Hi ich bräuchte dazu mal hilfe was ich daran ändern muss?


----------



## nowayback (13. Okt. 2018)

den ptr auf hostname -f


----------



## ktownmods (13. Okt. 2018)

Zitat von nowayback:


> den ptr auf hostname -f


habe ich schon


----------



## nowayback (13. Okt. 2018)

ttl 24h sagt 24h warten ;-)


----------



## nowayback (13. Okt. 2018)

btw. hast du nur irgendwas.tld als hostname oder environment.irgendwas.tld?


----------



## ktownmods (13. Okt. 2018)

Zitat von nowayback:


> btw. hast du nur irgendwas.tld als hostname oder environment.irgendwas.tld?


example.de
also nur die tld
ohne mail. oder so
und ptr seit 3 tagen gesetzt


----------



## nowayback (13. Okt. 2018)

das ist der fehler ;-)


----------



## ktownmods (13. Okt. 2018)

Zitat von nowayback:


> das ist der fehler ;-)


also meinen hostname auf server.example.de oder was ist da am besten?


----------



## nowayback (13. Okt. 2018)

Zitat von ktownmods:


> also meinen hostname auf server.example.de oder was ist da am besten?

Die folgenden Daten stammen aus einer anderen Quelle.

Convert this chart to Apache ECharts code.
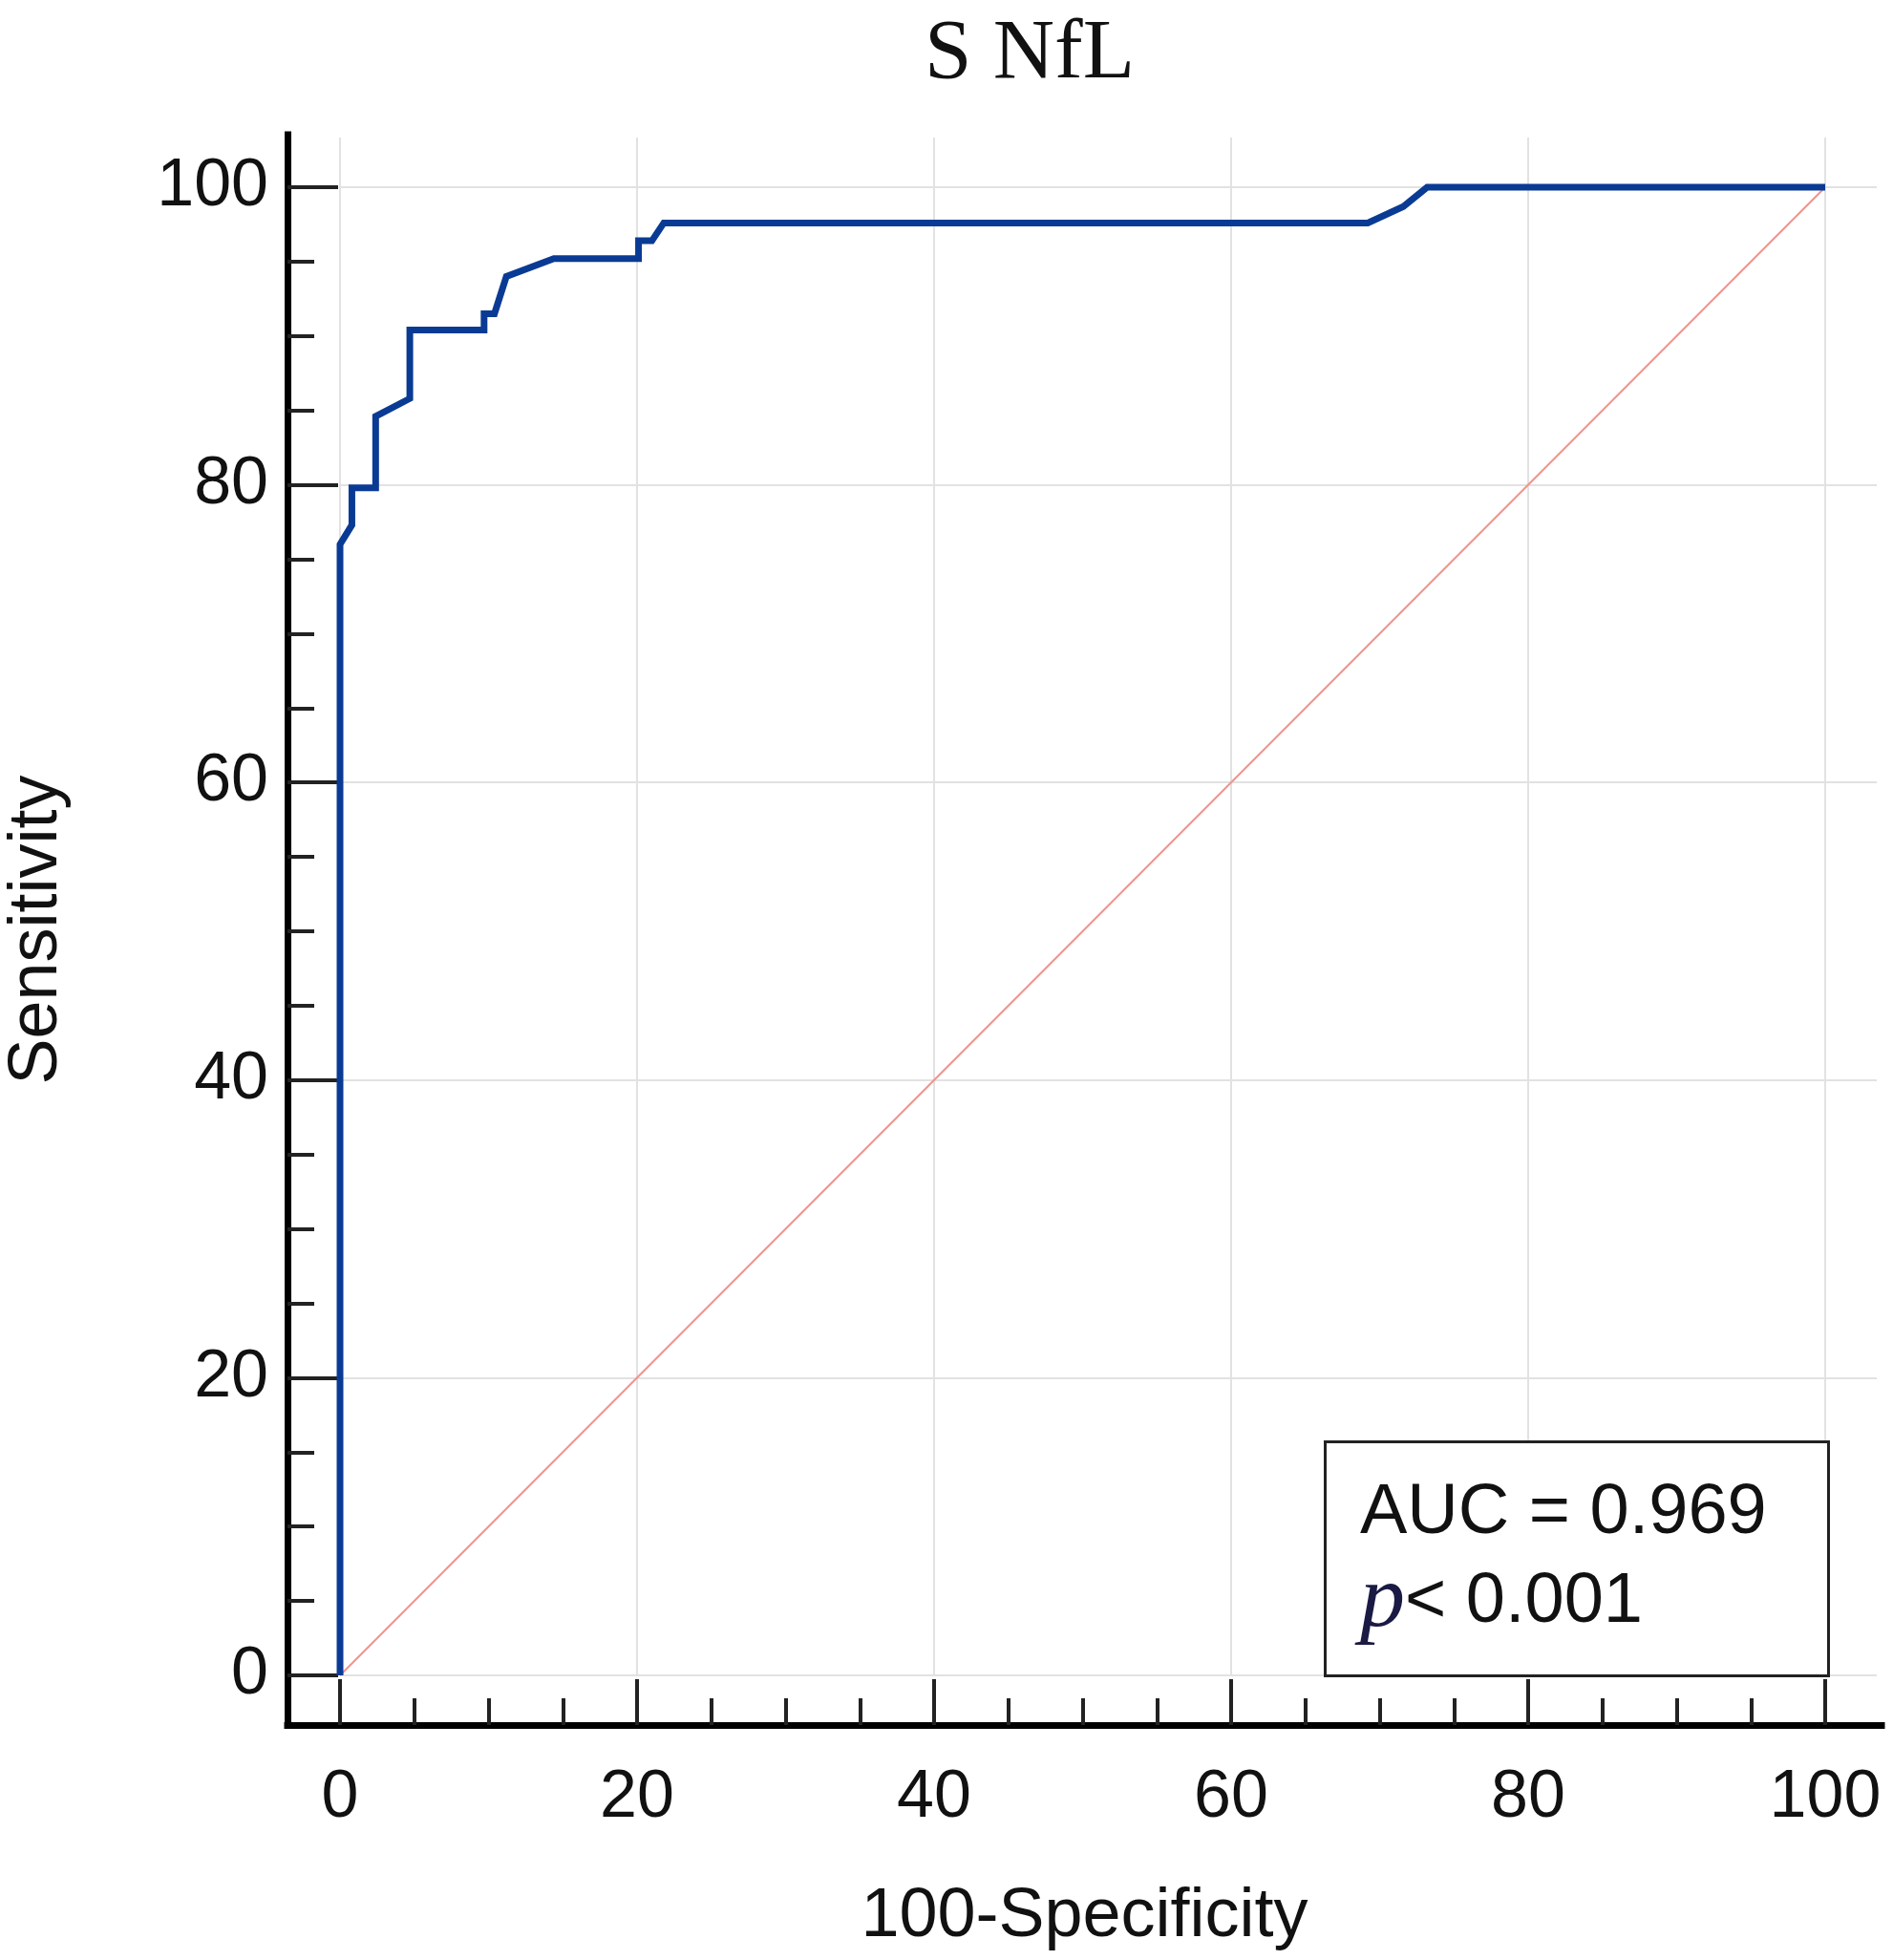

richtig, niemals nur ne tld


----------



## ktownmods (13. Okt. 2018)

ok am einfachsten mit 
sudo hostnamectl set-hostname server.example.de


----------



## Till (13. Okt. 2018)

Hostnamen ändern in den Dateien:

/etc/hostname
/etc/mailname
/etc/hosts
/etc/postfix/main.cf

dann server neu starten. Falls es eine der dateien nicht gibt oder der Hostname nirgends drin vorkommt, dann ist das ok.


----------